→ DATA PROVIDED
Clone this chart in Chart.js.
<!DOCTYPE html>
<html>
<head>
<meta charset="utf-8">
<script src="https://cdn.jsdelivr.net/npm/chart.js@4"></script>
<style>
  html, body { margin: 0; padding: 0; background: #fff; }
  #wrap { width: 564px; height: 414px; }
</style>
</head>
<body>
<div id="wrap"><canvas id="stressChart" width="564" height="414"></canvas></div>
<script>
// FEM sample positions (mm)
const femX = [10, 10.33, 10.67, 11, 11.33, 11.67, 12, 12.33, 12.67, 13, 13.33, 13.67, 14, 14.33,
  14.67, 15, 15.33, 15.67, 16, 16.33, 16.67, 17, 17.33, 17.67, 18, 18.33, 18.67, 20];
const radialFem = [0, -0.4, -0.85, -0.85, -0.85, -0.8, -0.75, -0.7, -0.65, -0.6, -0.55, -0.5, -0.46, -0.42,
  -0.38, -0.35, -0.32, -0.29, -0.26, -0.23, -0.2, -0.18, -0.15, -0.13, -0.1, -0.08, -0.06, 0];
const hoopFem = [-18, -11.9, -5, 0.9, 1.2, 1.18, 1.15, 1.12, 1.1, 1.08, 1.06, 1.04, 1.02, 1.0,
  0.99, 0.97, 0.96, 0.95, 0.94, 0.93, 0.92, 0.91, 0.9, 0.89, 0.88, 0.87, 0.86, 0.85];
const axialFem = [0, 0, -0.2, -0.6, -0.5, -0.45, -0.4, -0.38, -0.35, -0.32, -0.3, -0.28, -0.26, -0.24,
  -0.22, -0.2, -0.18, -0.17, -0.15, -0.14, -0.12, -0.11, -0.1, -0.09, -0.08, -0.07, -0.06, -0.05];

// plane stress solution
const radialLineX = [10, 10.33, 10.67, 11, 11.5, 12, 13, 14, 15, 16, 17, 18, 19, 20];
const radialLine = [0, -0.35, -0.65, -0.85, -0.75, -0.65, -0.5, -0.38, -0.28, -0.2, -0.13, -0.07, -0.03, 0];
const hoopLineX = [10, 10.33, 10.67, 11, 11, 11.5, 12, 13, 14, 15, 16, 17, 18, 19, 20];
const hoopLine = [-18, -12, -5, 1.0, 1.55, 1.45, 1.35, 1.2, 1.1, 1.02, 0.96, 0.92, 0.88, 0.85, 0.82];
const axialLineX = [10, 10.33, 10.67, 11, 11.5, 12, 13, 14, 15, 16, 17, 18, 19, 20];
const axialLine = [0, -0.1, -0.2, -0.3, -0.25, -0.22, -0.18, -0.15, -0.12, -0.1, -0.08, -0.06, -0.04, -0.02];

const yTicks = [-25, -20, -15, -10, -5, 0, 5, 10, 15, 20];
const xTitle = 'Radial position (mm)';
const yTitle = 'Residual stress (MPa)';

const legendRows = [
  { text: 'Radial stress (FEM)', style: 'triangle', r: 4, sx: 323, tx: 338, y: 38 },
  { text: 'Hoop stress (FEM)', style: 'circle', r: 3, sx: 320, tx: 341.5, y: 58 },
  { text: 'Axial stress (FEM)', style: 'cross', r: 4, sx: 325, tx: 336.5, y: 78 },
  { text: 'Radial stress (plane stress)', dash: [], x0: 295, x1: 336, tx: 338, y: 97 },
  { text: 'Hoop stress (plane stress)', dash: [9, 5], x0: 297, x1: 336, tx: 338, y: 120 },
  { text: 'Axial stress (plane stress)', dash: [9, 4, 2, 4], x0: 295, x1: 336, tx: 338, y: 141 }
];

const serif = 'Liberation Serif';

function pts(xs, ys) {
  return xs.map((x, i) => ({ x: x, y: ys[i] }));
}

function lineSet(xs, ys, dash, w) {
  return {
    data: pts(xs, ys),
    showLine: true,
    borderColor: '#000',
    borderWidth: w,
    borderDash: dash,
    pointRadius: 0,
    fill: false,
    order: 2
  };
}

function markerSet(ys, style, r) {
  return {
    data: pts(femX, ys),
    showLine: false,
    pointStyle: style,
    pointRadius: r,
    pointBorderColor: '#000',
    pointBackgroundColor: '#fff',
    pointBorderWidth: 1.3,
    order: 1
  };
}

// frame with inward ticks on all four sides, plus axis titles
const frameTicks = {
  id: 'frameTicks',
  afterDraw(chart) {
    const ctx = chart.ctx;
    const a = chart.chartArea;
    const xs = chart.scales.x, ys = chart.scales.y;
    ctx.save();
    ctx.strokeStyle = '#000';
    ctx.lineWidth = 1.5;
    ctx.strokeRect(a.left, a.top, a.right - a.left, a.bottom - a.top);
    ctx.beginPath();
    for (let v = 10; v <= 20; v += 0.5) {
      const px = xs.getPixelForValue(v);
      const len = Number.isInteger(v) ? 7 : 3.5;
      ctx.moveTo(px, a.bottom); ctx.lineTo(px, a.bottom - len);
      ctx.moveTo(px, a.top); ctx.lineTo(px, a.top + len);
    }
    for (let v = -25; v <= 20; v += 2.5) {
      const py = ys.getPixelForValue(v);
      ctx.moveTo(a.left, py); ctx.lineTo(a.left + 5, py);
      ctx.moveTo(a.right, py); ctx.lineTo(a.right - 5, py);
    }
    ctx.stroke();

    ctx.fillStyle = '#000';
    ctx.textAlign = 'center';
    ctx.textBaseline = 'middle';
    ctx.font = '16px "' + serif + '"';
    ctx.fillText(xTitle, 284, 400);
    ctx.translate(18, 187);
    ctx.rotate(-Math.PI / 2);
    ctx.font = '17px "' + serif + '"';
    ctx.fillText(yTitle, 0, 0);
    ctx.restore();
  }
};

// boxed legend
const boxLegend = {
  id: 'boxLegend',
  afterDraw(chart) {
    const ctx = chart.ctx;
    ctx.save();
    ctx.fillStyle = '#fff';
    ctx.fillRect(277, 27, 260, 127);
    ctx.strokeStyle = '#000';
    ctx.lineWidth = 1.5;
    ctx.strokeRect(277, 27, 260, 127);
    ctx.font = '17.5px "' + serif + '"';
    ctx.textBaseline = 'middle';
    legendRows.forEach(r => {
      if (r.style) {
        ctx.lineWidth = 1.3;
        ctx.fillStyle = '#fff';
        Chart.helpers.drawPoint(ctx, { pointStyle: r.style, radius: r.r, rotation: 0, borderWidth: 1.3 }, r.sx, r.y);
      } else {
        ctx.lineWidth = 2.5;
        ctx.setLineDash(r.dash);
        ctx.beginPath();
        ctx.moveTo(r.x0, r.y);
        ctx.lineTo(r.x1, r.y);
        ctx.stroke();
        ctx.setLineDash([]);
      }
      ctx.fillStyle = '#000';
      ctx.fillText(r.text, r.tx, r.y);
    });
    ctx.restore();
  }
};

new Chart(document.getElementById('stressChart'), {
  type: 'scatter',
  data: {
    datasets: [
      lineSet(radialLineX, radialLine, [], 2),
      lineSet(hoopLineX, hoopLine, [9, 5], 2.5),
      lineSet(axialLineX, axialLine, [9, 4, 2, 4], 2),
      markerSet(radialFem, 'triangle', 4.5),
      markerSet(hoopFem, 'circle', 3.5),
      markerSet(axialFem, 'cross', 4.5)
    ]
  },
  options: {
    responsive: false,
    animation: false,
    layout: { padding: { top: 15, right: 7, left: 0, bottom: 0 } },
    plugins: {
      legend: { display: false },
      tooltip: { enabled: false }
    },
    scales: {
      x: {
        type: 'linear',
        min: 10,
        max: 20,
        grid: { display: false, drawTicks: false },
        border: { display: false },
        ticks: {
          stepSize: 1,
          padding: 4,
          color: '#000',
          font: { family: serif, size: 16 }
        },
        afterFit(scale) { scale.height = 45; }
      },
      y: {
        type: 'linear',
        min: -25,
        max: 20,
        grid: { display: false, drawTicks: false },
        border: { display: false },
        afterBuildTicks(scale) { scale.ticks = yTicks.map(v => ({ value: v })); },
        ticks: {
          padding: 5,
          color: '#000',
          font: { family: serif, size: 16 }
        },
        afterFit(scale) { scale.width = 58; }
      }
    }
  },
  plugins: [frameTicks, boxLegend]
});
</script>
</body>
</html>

→ WHAT IS REQUIRED
Quote exactly the stretch of lines above that starts at the first one and ends at the line with "-0.06, -0.04, -0.02];", and nothing beyond it.

→ FULL RESPONSE
Clone this chart in Chart.js.
<!DOCTYPE html>
<html>
<head>
<meta charset="utf-8">
<script src="https://cdn.jsdelivr.net/npm/chart.js@4"></script>
<style>
  html, body { margin: 0; padding: 0; background: #fff; }
  #wrap { width: 564px; height: 414px; }
</style>
</head>
<body>
<div id="wrap"><canvas id="stressChart" width="564" height="414"></canvas></div>
<script>
// FEM sample positions (mm)
const femX = [10, 10.33, 10.67, 11, 11.33, 11.67, 12, 12.33, 12.67, 13, 13.33, 13.67, 14, 14.33,
  14.67, 15, 15.33, 15.67, 16, 16.33, 16.67, 17, 17.33, 17.67, 18, 18.33, 18.67, 20];
const radialFem = [0, -0.4, -0.85, -0.85, -0.85, -0.8, -0.75, -0.7, -0.65, -0.6, -0.55, -0.5, -0.46, -0.42,
  -0.38, -0.35, -0.32, -0.29, -0.26, -0.23, -0.2, -0.18, -0.15, -0.13, -0.1, -0.08, -0.06, 0];
const hoopFem = [-18, -11.9, -5, 0.9, 1.2, 1.18, 1.15, 1.12, 1.1, 1.08, 1.06, 1.04, 1.02, 1.0,
  0.99, 0.97, 0.96, 0.95, 0.94, 0.93, 0.92, 0.91, 0.9, 0.89, 0.88, 0.87, 0.86, 0.85];
const axialFem = [0, 0, -0.2, -0.6, -0.5, -0.45, -0.4, -0.38, -0.35, -0.32, -0.3, -0.28, -0.26, -0.24,
  -0.22, -0.2, -0.18, -0.17, -0.15, -0.14, -0.12, -0.11, -0.1, -0.09, -0.08, -0.07, -0.06, -0.05];

// plane stress solution
const radialLineX = [10, 10.33, 10.67, 11, 11.5, 12, 13, 14, 15, 16, 17, 18, 19, 20];
const radialLine = [0, -0.35, -0.65, -0.85, -0.75, -0.65, -0.5, -0.38, -0.28, -0.2, -0.13, -0.07, -0.03, 0];
const hoopLineX = [10, 10.33, 10.67, 11, 11, 11.5, 12, 13, 14, 15, 16, 17, 18, 19, 20];
const hoopLine = [-18, -12, -5, 1.0, 1.55, 1.45, 1.35, 1.2, 1.1, 1.02, 0.96, 0.92, 0.88, 0.85, 0.82];
const axialLineX = [10, 10.33, 10.67, 11, 11.5, 12, 13, 14, 15, 16, 17, 18, 19, 20];
const axialLine = [0, -0.1, -0.2, -0.3, -0.25, -0.22, -0.18, -0.15, -0.12, -0.1, -0.08, -0.06, -0.04, -0.02];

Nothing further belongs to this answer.